Ein "ziemlich geiles Gefühl" sei das gewesen, sagt Römer, dem es völlig egal war, dass es um diesen Lauf noch stundenlange Diskussionen gibt. Die Österreicher fühlen sie betrogen. Denn eigentlich hatten sie die Deutschen gestoppt. Vier Versuche hat jede Mannschaft, den Ball zehn Yards (knapp 9,15 Meter) näher an die gegnerische Endzone heranzubringen. Gelingt das, gibt es neue vier Versuche. Das hatten die Gäste aber nicht geschafft, Österreich hätte den Ball wieder bekommen müssen. Doch dann entscheiden die Schiedsrichter wegen einer Unsportlichkeit der Gastgeber auf erneute vier Versuche für die Deutschen. Mit dem zweiten läuft Römer zum 30:27 in die Endzone.

"Ich denke trotzdem nicht, dass wir bevorzugt wurden. Früher im Spiel haben sie diese Strafe auch gegen uns ausgesprochen", sagt Römer, der sich nun endgültig in der Elite der deutschen Football-Szene etabliert hat. Was umso überraschender ist, weil er vor gerade mal zehn Jahren zum ersten Mal bei den Neuss Frogs zum Training geht. Seitdem erlebt er einen beispiellosen Aufstieg. Von Neuss aus wechselt er zu den Cologne Falcons in die zweithöchste Liga, von dort geht es 2010 zu den Düsseldorf Panthers in Liga eins. Im gleichen Jahr fallen dem Nationalteam beim Spiel gegen Japan kurzfristig Spieler aus. Und weil das Match in Düsseldorf steigt, nominiert der Bundestrainer aus Zeitgründen einen Spieler aus der Stadt nach. Es ist Römer, der sich gut verkauft und deswegen mit zur EM darf. Dort wird er zum Shootingstar und wechselt 2012 zum Rekordmeister Braunschweig, wo er großen Anteil am nächsten Titelgewinn hat. Nun, bei der EM in Österreich, zeigt sich der Wide Receiver - der dafür zuständig ist, die Pässe des Quarterbacks zu fangen, sich gegen die gegnerische Verteidigung durchzusetzen und in die Endzone zu rennen - wieder von seiner besten Seite.

Römer selbst macht um sich und seine Rolle im Team aber trotzdem kein Aufsehen. Zwar sei er nun etwas lauter und selbstbewusster als vor einigen Jahren. Aber dass er besser oder gar wichtiger sei als andere, will er nicht bestätigen. Das würde auch nicht zu einem Sport passen, der in Deutschland zwar einige tausende Fans in die Stadien der "German Football League" (GFL) lockt, aber keine Spieler kennt, die davon reich werden. Selbst Römer nicht, der nebenbei Fitness-Ökonomie studiert und in einem Studio in Braunschweig arbeitet.

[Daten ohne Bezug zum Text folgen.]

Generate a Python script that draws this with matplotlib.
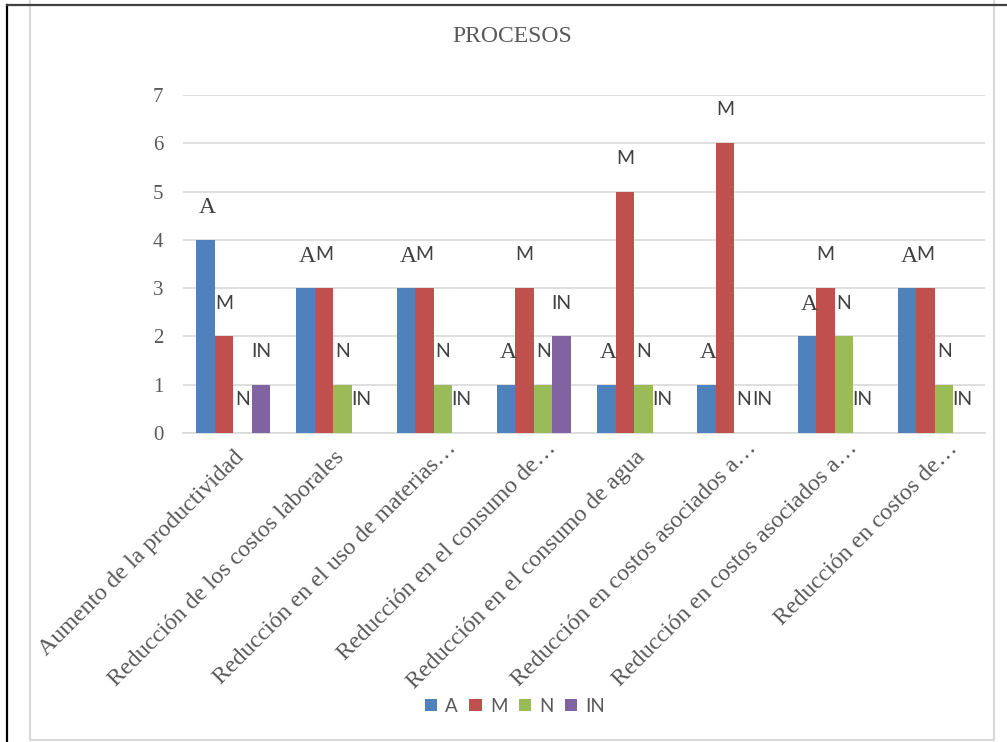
import matplotlib
matplotlib.use("Agg")
import matplotlib.pyplot as plt
import matplotlib.transforms as mtransforms
from matplotlib.lines import Line2D
from matplotlib.patches import Patch
import numpy as np

title = "PROCESOS"
categories = [
    "Aumento de la productividad",
    "Reducción de los costos laborales",
    "Reducción en el uso de materias…",
    "Reducción en el consumo de…",
    "Reducción en el consumo de agua",
    "Reducción en costos asociados a…",
    "Reducción en costos asociados a…",
    "Reducción en costos de…",
]
series_names = ["A", "M", "N", "IN"]
A_vals = [4, 3, 3, 1, 1, 1, 2, 3]
M_vals = [2, 3, 3, 3, 5, 6, 3, 3]
N_vals = [0, 1, 1, 1, 1, 0, 2, 1]
IN_vals = [1, 0, 0, 2, 0, 0, 0, 0]
yticks = [0, 1, 2, 3, 4, 5, 6, 7]

colors = ["#4F81BD", "#C0504D", "#9BBB59", "#8064A2"]
serif = "Liberation Serif"
sans = "Lato"

W, H = 1007, 742
fig = plt.figure(figsize=(W / 100, H / 100), dpi=100)
fig.patch.set_facecolor("white")

ax = fig.add_axes([183 / W, 1 - 433 / H, (985 - 183) / W, (433 - 95) / H])
x = np.arange(len(categories))
bw = 0.185
all_vals = [A_vals, M_vals, N_vals, IN_vals]
for i, (name, vals, c) in enumerate(zip(series_names, all_vals, colors)):
    xs = x + (i - 1.5) * bw
    ax.bar(xs, vals, width=bw, color=c, linewidth=0, label=name, zorder=3)
    for xi, v in zip(xs, vals):
        if name == "A":
            ax.annotate(name, (xi, v), xytext=(1.5, 23), textcoords="offset points",
                        ha="center", va="center", fontsize=17, family=serif,
                        color="#404040", zorder=4)
        else:
            ax.annotate(name, (xi, v), xytext=(0, 24), textcoords="offset points",
                        ha="center", va="center", fontsize=14, family=sans,
                        color="#404040", zorder=4)

ax.set_xlim(-0.5, len(categories) - 0.5)
ax.set_ylim(0, 7)
ax.set_yticks(yticks)
ax.set_yticklabels([str(t) for t in yticks], family=serif, fontsize=15, color="#595959")
ax.tick_params(axis="y", length=0, pad=14)
ax.tick_params(axis="x", length=0, pad=10)
ax.set_xticks(x)
ax.set_xticklabels(categories, rotation=45, ha="right", va="top",
                   rotation_mode="anchor", family=serif, fontsize=17.3, color="#595959")
# truncated (ellipsis) labels sit slightly further right/up in the reference
shift = mtransforms.ScaledTranslation(12 / 100, 9 / 100, fig.dpi_scale_trans)
for lab in ax.get_xticklabels():
    if lab.get_text().endswith("…"):
        lab.set_transform(lab.get_transform() + shift)

ax.grid(axis="y", color="#D9D9D9", linewidth=1.2, zorder=0)
ax.set_axisbelow(True)
for s in ["left", "right", "top"]:
    ax.spines[s].set_visible(False)
ax.spines["bottom"].set_color("#D9D9D9")
ax.spines["bottom"].set_linewidth(1.2)

fig.text(512 / W, 1 - 36 / H, title, ha="center", va="center", family=serif,
         fontsize=17, color="#595959")

handles = [Patch(facecolor=c, edgecolor="none") for c in colors]
leg = fig.legend(handles, series_names, loc="center", bbox_to_anchor=(515 / W, 1 - 706 / H),
                 ncol=4, frameon=False, handlelength=0.65, handleheight=0.65,
                 handletextpad=0.45, columnspacing=0.6, prop={"family": sans, "size": 13.5})
for t in leg.get_texts():
    t.set_color("#595959")

# page frame
def fline(x0, y0, x1, y1, color, lw):
    fig.add_artist(Line2D([x0 / W, x1 / W], [1 - y0 / H, 1 - y1 / H], color=color,
                          linewidth=lw, transform=fig.transFigure))

fline(30, 0, 30, 740, "#D9D9D9", 1.5)
fline(994, 0, 994, 740, "#D9D9D9", 1.5)
fline(30, 740, 994, 740, "#D9D9D9", 1.5)
fline(7, 5, 7, 742, "#000000", 1.6)
fline(7, 5, 1007, 5, "#404040", 1.6)

fig.savefig("out.png", dpi=100)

Den Kontakt nach Uedesheim hält er trotzdem. Seine Fernuni sitzt in Neuss und Köln, alte Freunde und Familie sieht er regelmäßig. Das wird sich wohl auch nicht mehr ändern. Denn ein millionenschweres Engagement in den USA wird er nicht mehr bekommen. Die Unterschiede sind zu groß. Zwar werde in Braunschweig sehr professionell gearbeitet, "aber das Ausland geht allein schon vom Privaten nicht", sagt Römer, der in Braunschweig seine Freundin kennenlernte und ab 2015 sein Masterstudium beginnen wird. So wird er dem deutschen Football also noch erhalten bleiben. Und sich alle paar Jahre auf die Höhepunkte vor Zehntausenden Zuschauern freuen.